After Williams won the singles title in Auckland, New Zealand, this month — her first title in nearly three years — she donated her prize money of about $43,000 to bushfire relief. On Monday, she defeated 18-year-old Anastasia Potapova, 6-0, 6-3, in her opening match at the Australian Open. “It’s important for people like me who have a big platform to raise awareness,” said Williams, who has been coming to Melbourne since 1998. “For me in particular as a player, it was incredibly devastating because I literally know people who have been affected.”

Nick Kyrgios, the Australian men’s star, said: “If you get down to it, people are losing their families and homes. It’s not easy to just completely switch your concentration on the Australian Open — ‘How is your forehand going today?’ — when you put it in perspective.”

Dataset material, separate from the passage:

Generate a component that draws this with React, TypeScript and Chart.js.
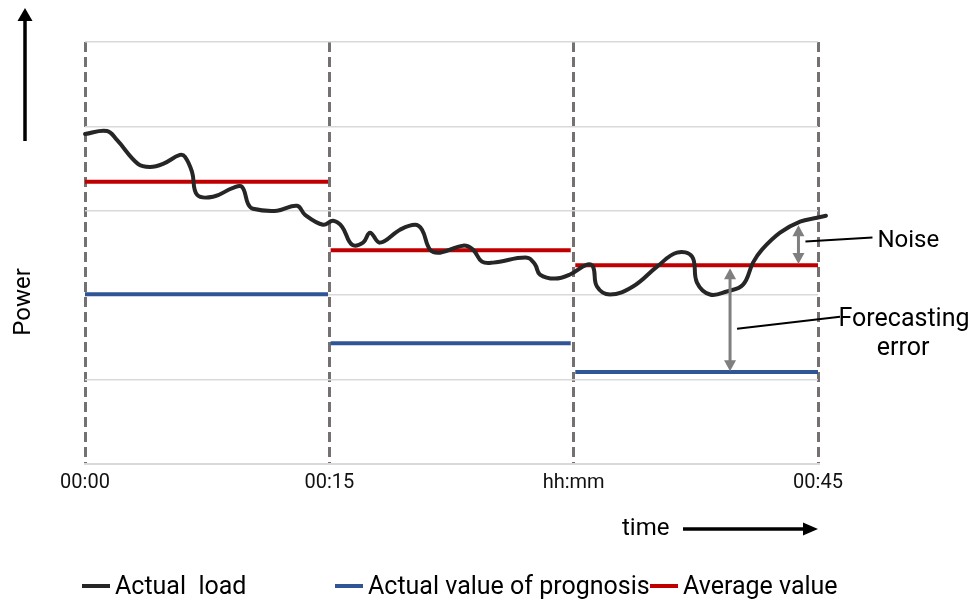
import { useEffect, useRef } from "react";
import { Chart, registerables } from "chart.js";

Chart.register(...registerables);

// ---- data ----
const tickMinutes = [0, 15, 30, 45];
const tickLabels = ["00:00", "00:15", "hh:mm", "00:45"];

const loadMinutes = [
  0, 1.35, 1.96, 3.25, 3.99, 4.79, 5.83, 6.14, 6.57, 6.88, 7.86, 9.09, 9.64, 10.01, 10.31,
  11.79, 13.02, 13.51, 14.61, 15.23, 15.78, 16.39, 17.07, 17.5, 18.11, 19.34, 20.26, 20.69,
  21.18, 21.79, 23.21, 23.82, 24.37, 25.05, 27.14, 27.63, 27.93, 28.85, 29.77, 30.82, 31.19,
  31.43, 32.23, 33.64, 35.12, 36.34, 37.27, 37.57, 38.37, 39.41, 40.4, 41.01, 41.56, 42.67,
  43.9, 44.94, 45.49,
];
const loadValues = [
  3.91, 3.946, 3.839, 3.556, 3.52, 3.556, 3.662, 3.639, 3.461, 3.19, 3.166, 3.272, 3.284, 3.083,
  3.024, 3.001, 3.06, 2.953, 2.835, 2.882, 2.812, 2.599, 2.623, 2.741, 2.623, 2.776, 2.835, 2.776,
  2.54, 2.504, 2.587, 2.54, 2.398, 2.386, 2.445, 2.363, 2.245, 2.197, 2.245, 2.363, 2.339, 2.103,
  2.008, 2.103, 2.339, 2.504, 2.457, 2.15, 2.008, 2.044, 2.126, 2.386, 2.54, 2.741, 2.871, 2.918,
  2.942,
];

const intervalStarts = [0, 15.08, 30.1];
const intervalEnds = [14.92, 29.82, 45];
const averageValues = [3.345, 2.533, 2.356];
const prognosisValues = [2.01, 1.43, 1.09];

const seriesNames = ["Actual  load", "Actual value of prognosis", "Average value"];
const seriesColors = ["#262626", "#2f5597", "#c00000"];

// annotation arrows: [minute, from value, to value]
const noiseArrow = [43.8, 2.37, 2.83];
const errorArrow = [39.6, 2.32, 1.1];

const FONT = "Roboto, 'Noto Sans', sans-serif";

function segments(vals: number[]) {
  const pts: { x: number; y: number | null }[] = [];
  vals.forEach((v, i) => {
    pts.push({ x: intervalStarts[i], y: v }, { x: intervalEnds[i], y: v });
    if (i < vals.length - 1) pts.push({ x: intervalEnds[i], y: null });
  });
  return pts;
}

function arrowHead(ctx: CanvasRenderingContext2D, x: number, y: number, dx: number, dy: number, len: number, half: number) {
  const bx = x - dx * len;
  const by = y - dy * len;
  ctx.beginPath();
  ctx.moveTo(x, y);
  ctx.lineTo(bx - dy * half, by + dx * half);
  ctx.lineTo(bx + dy * half, by - dx * half);
  ctx.closePath();
  ctx.fill();
}

function doubleArrow(ctx: CanvasRenderingContext2D, x: number, y1: number, y2: number, color: string) {
  const top = Math.min(y1, y2);
  const bot = Math.max(y1, y2);
  ctx.strokeStyle = color;
  ctx.fillStyle = color;
  ctx.lineWidth = 3;
  ctx.beginPath();
  ctx.moveTo(x, top + 6);
  ctx.lineTo(x, bot - 6);
  ctx.stroke();
  arrowHead(ctx, x, top, 0, -1, 11, 6);
  arrowHead(ctx, x, bot, 0, 1, 11, 6);
}

const annotationPlugin = {
  id: "annotations",
  afterDraw(chart: any) {
    const { ctx, scales } = chart;
    const x = scales.x;
    const y = scales.y;
    ctx.save();

    // Power arrow and label
    ctx.strokeStyle = "#000";
    ctx.fillStyle = "#000";
    ctx.lineWidth = 3.5;
    ctx.beginPath();
    ctx.moveTo(25, 141);
    ctx.lineTo(25, 18);
    ctx.stroke();
    arrowHead(ctx, 25, 8, 0, -1, 13, 7.5);

    ctx.save();
    ctx.translate(30, 302);
    ctx.rotate(-Math.PI / 2);
    ctx.font = `24px ${FONT}`;
    ctx.textAlign = "center";
    ctx.textBaseline = "alphabetic";
    ctx.fillText("Power", 0, 0);
    ctx.restore();

    // time label and arrow
    ctx.font = `24px ${FONT}`;
    ctx.textAlign = "left";
    ctx.textBaseline = "alphabetic";
    ctx.fillStyle = "#000";
    ctx.fillText("time", 622, 535);
    const tEnd = x.getPixelForValue(45);
    ctx.lineWidth = 3.5;
    ctx.beginPath();
    ctx.moveTo(683, 529);
    ctx.lineTo(tEnd - 10, 529);
    ctx.stroke();
    arrowHead(ctx, tEnd, 529, 1, 0, 15, 6.5);

    // Noise arrow
    const nx = x.getPixelForValue(noiseArrow[0]);
    const ny1 = y.getPixelForValue(noiseArrow[1]);
    const ny2 = y.getPixelForValue(noiseArrow[2]);
    doubleArrow(ctx, nx, ny1, ny2, "#7f7f7f");
    const nMid = (ny1 + ny2) / 2;
    ctx.strokeStyle = "#000";
    ctx.lineWidth = 2;
    ctx.beginPath();
    ctx.moveTo(nx + 7, nMid - 3);
    ctx.lineTo(nx + 74, nMid - 7);
    ctx.stroke();
    ctx.fillStyle = "#000";
    ctx.font = `24px ${FONT}`;
    ctx.textAlign = "left";
    ctx.fillText("Noise", nx + 79, nMid + 2);

    // Forecasting error arrow
    const ex = x.getPixelForValue(errorArrow[0]);
    const ey1 = y.getPixelForValue(errorArrow[1]);
    const ey2 = y.getPixelForValue(errorArrow[2]);
    doubleArrow(ctx, ex, ey1, ey2, "#7f7f7f");
    const eMid = (ey1 + ey2) / 2;
    ctx.strokeStyle = "#000";
    ctx.lineWidth = 2;
    ctx.beginPath();
    ctx.moveTo(ex + 7, eMid + 9);
    ctx.lineTo(ex + 110, eMid - 3);
    ctx.stroke();
    ctx.fillStyle = "#000";
    ctx.font = `25px ${FONT}`;
    ctx.textAlign = "center";
    ctx.fillText("Forecasting", ex + 174, eMid + 6);
    ctx.fillText("error", ex + 173, eMid + 35);

    // Legend
    const legendX = [82, 335, 650];
    const ly = 586;
    ctx.font = `25px ${FONT}`;
    ctx.textAlign = "left";
    seriesNames.forEach((name, i) => {
      ctx.fillStyle = seriesColors[i];
      ctx.fillRect(legendX[i], ly - 2, 28, 4);
      ctx.fillStyle = "#000";
      ctx.fillText(name, legendX[i] + 33, ly + 8);
    });

    ctx.restore();
  },
};

export default function App() {
  const canvasRef = useRef<HTMLCanvasElement | null>(null);

  useEffect(() => {
    if (!canvasRef.current) return;
    const chart = new Chart(canvasRef.current, {
      type: "line",
      data: {
        datasets: [
          {
            label: seriesNames[0],
            data: loadMinutes.map((m, i) => ({ x: m, y: loadValues[i] })),
            borderColor: seriesColors[0],
            borderWidth: 4,
            pointRadius: 0,
            tension: 0.4,
            borderJoinStyle: "round",
            borderCapStyle: "round",
            clip: false,
          } as any,
          {
            label: seriesNames[1],
            data: segments(prognosisValues),
            borderColor: seriesColors[1],
            borderWidth: 4,
            pointRadius: 0,
            spanGaps: false,
          },
          {
            label: seriesNames[2],
            data: segments(averageValues),
            borderColor: seriesColors[2],
            borderWidth: 4,
            pointRadius: 0,
            spanGaps: false,
          },
        ],
      },
      options: {
        animation: false,
        responsive: true,
        maintainAspectRatio: false,
        layout: { padding: { left: 85, right: 155, top: 42, bottom: 98 } },
        plugins: {
          legend: { display: false },
          tooltip: { enabled: false },
        },
        scales: {
          x: {
            type: "linear",
            min: 0,
            max: 45,
            afterBuildTicks: (scale: any) => {
              scale.ticks = tickMinutes.map((v) => ({ value: v }));
            },
            ticks: {
              autoSkip: false,
              maxRotation: 0,
              padding: 7,
              color: "#111",
              font: { family: FONT, size: 20 },
              callback: (v: any) => {
                const i = tickMinutes.indexOf(Number(v));
                return i >= 0 ? tickLabels[i] : "";
              },
            },
            grid: {
              color: "#767171",
              lineWidth: 3,
              drawTicks: false,
            },
            border: {
              display: true,
              color: "#d9d9d9",
              width: 2,
              dash: [10, 5],
            },
          },
          y: {
            min: 0,
            max: 5,
            ticks: { display: false, stepSize: 1 },
            grid: { color: "#d9d9d9", lineWidth: 1.5, drawTicks: false },
            border: { display: false },
          },
        },
      },
      plugins: [annotationPlugin],
    } as any);
    return () => chart.destroy();
  }, []);

  return (
    <div style={{ position: "fixed", left: 0, top: 0, width: 973, height: 600, background: "#fff" }}>
      <canvas ref={canvasRef} />
    </div>
  );
}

But after a number of players complained or suffered because of poor air quality during qualifying last week, there were concerns about a repeat during the tournament itself, which began on Monday and will run for two weeks.

“If it does get bad, I can’t imagine going out there and everyone going out there and playing three out of five sets,” said Denis Shapovalov, a Canadian seeded 13th in the tournament. “You get warnings from the news telling people to stay inside, that it’s not good for your health to be outside, to be breathing this stuff, and then you get an email from the tournament saying that it’s playable and you guys have to go out there and put your life in jeopardy, put your health in jeopardy.

“You see the effects on players it has right now, the last couple days, but you don’t know what it’s going to do later in our lives, and how it could affect us if we’re breathing this air in for two weeks,” he said.

The prospect of two such weeks is unlikely. The air quality in Melbourne has improved markedly in recent days, and though it is dependent in part on wind direction, the air quality forecast for the early stages of the tournament is promising. On Monday, the tournament even got some rain, which briefly suspended play on the outside courts less than four hours into Day 1. The roofs were closed in the three main arenas, where play continued.